▸ **Directions**
Repeat the material below word for word and leave out all pictures.

▸ **Information given**
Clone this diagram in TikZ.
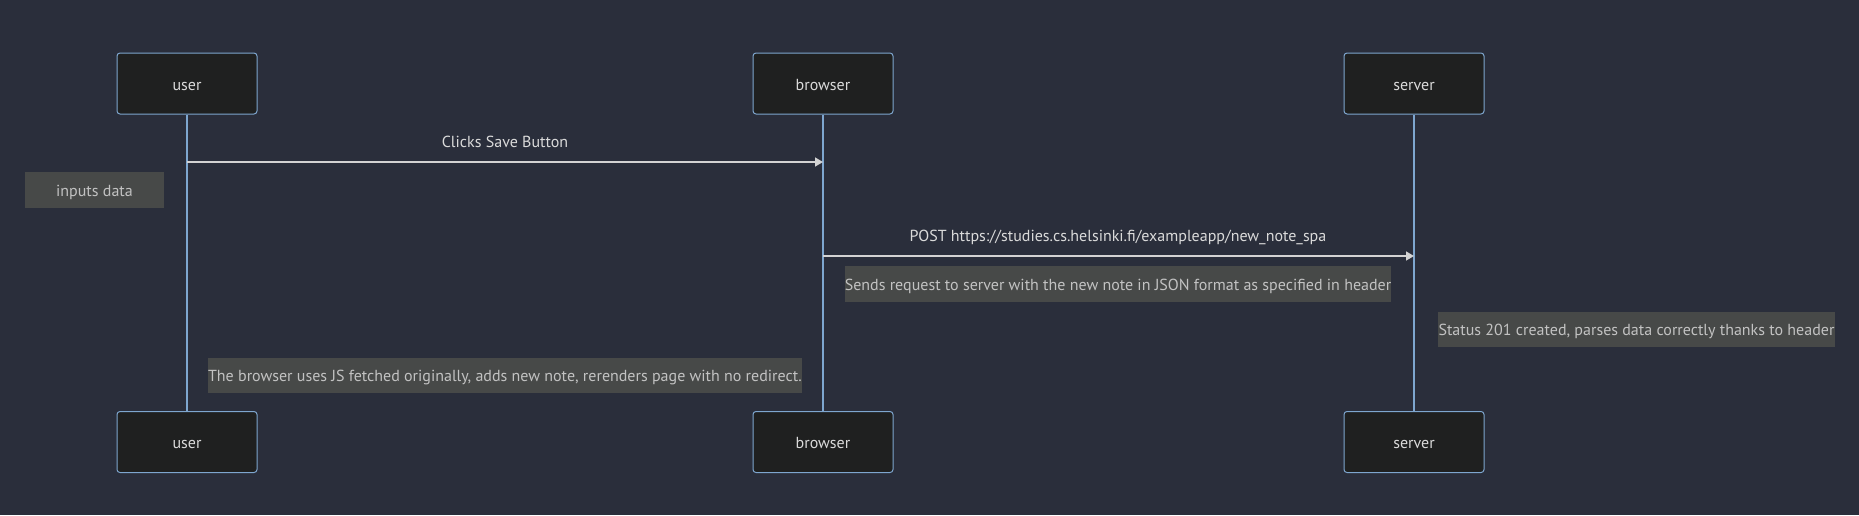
\documentclass[tikz,border=0pt]{standalone}
\usepackage{fontspec}
\setmainfont{PT Sans}
\usetikzlibrary{arrows.meta}
\definecolor{bg}{HTML}{2A2E3B}
\definecolor{actf}{HTML}{1F2020}
\definecolor{actb}{HTML}{7EA6CF}
\definecolor{lifec}{HTML}{7EA6CF}
\definecolor{txt}{HTML}{DADADA}
\definecolor{notef}{HTML}{474948}
\definecolor{notet}{HTML}{C2C2C2}
\definecolor{msgc}{HTML}{D3D3D3}
\begin{document}
\begin{tikzpicture}[x=1pt,y=-1pt,
  actor/.style={draw=actb, fill=actf, rounded corners=3pt, minimum width=140pt, minimum height=61pt, line width=1pt, text=txt, inner sep=0pt, font=\fontsize{16}{19}\selectfont, text height=13pt, text depth=0pt},
  lifeline/.style={draw=lifec, line width=1.5pt},
  msg/.style={draw=msgc, line width=1.5pt, -{Triangle[length=8pt,width=9pt]}},
  msglabel/.style={text=txt, inner sep=0pt, font=\fontsize{16}{19}\selectfont, text height=12pt, text depth=0pt},
  note/.style={fill=notef, text=notet, inner sep=0pt, font=\fontsize{16}{19}\selectfont, text height=12.4pt, text depth=0pt},
]
\fill[bg] (0,0) rectangle (1859,515);
\useasboundingbox (0,0) rectangle (1859,515);

% actors
\node[actor] (ut) at (187,83.5) {user};
\node[actor] (bt) at (823,83.5) {browser};
\node[actor] (st) at (1414,83.5) {server};
\node[actor] (ub) at (187,442) {user};
\node[actor] (bb) at (823,442) {browser};
\node[actor] (sb) at (1414,442) {server};

% lifelines
\draw[lifeline] (ut) -- (ub);
\draw[lifeline] (bt) -- (bb);
\draw[lifeline] (st) -- (sb);

% messages
\coordinate (m1s) at (187,162);
\coordinate (m1e) at (823,162);
\draw[msg] (m1s) -- (m1e);
\node[msglabel] (l1) at (505,141.5) {Clicks Save Button};

\coordinate (m2s) at (823,256);
\coordinate (m2e) at (1414,256);
\draw[msg] (m2s) -- (m2e);
\node[msglabel] (l2) at (1118,235.5) {POST https://studies.cs.helsinki.fi/exampleapp/new\_note\_spa};

% notes
\node[note, minimum width=139pt, minimum height=36pt] (n1) at (94.5,190) {inputs data};
\node[note, minimum width=544pt, minimum height=36pt] (n2) at (1118,284) {Sends request to server with the new note in JSON format as specified in header};
\node[note, minimum width=397pt, minimum height=35pt] (n3) at (1636.5,329.5) {Status 201 created, parses data correctly thanks to header};
\node[note, minimum width=588pt, minimum height=35pt] (n4) at (505,375.5) {The browser uses JS fetched originally, adds new note, rerenders page with no redirect.};
\end{tikzpicture}
\end{document}
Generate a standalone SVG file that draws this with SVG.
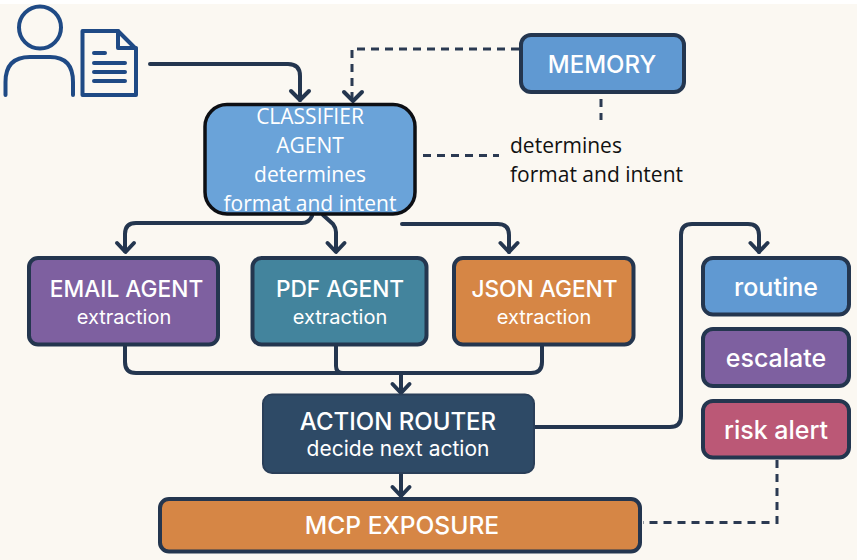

▸ **Answer in full**
Clone this diagram in TikZ.
\documentclass[tikz,border=0pt]{standalone}
\usepackage{fontspec}
\setmainfont{PT Sans}
\usetikzlibrary{arrows.meta}
\definecolor{bg}{HTML}{2A2E3B}
\definecolor{actf}{HTML}{1F2020}
\definecolor{actb}{HTML}{7EA6CF}
\definecolor{lifec}{HTML}{7EA6CF}
\definecolor{txt}{HTML}{DADADA}
\definecolor{notef}{HTML}{474948}
\definecolor{notet}{HTML}{C2C2C2}
\definecolor{msgc}{HTML}{D3D3D3}
\begin{document}
\begin{tikzpicture}[x=1pt,y=-1pt,
  actor/.style={draw=actb, fill=actf, rounded corners=3pt, minimum width=140pt, minimum height=61pt, line width=1pt, text=txt, inner sep=0pt, font=\fontsize{16}{19}\selectfont, text height=13pt, text depth=0pt},
  lifeline/.style={draw=lifec, line width=1.5pt},
  msg/.style={draw=msgc, line width=1.5pt, -{Triangle[length=8pt,width=9pt]}},
  msglabel/.style={text=txt, inner sep=0pt, font=\fontsize{16}{19}\selectfont, text height=12pt, text depth=0pt},
  note/.style={fill=notef, text=notet, inner sep=0pt, font=\fontsize{16}{19}\selectfont, text height=12.4pt, text depth=0pt},
]
\fill[bg] (0,0) rectangle (1859,515);
\useasboundingbox (0,0) rectangle (1859,515);

% actors
\node[actor] (ut) at (187,83.5) {user};
\node[actor] (bt) at (823,83.5) {browser};
\node[actor] (st) at (1414,83.5) {server};
\node[actor] (ub) at (187,442) {user};
\node[actor] (bb) at (823,442) {browser};
\node[actor] (sb) at (1414,442) {server};

% lifelines
\draw[lifeline] (ut) -- (ub);
\draw[lifeline] (bt) -- (bb);
\draw[lifeline] (st) -- (sb);

% messages
\coordinate (m1s) at (187,162);
\coordinate (m1e) at (823,162);
\draw[msg] (m1s) -- (m1e);
\node[msglabel] (l1) at (505,141.5) {Clicks Save Button};

\coordinate (m2s) at (823,256);
\coordinate (m2e) at (1414,256);
\draw[msg] (m2s) -- (m2e);
\node[msglabel] (l2) at (1118,235.5) {POST https://studies.cs.helsinki.fi/exampleapp/new\_note\_spa};

% notes
\node[note, minimum width=139pt, minimum height=36pt] (n1) at (94.5,190) {inputs data};
\node[note, minimum width=544pt, minimum height=36pt] (n2) at (1118,284) {Sends request to server with the new note in JSON format as specified in header};
\node[note, minimum width=397pt, minimum height=35pt] (n3) at (1636.5,329.5) {Status 201 created, parses data correctly thanks to header};
\node[note, minimum width=588pt, minimum height=35pt] (n4) at (505,375.5) {The browser uses JS fetched originally, adds new note, rerenders page with no redirect.};
\end{tikzpicture}
\end{document}
Generate a standalone SVG file that draws this with SVG.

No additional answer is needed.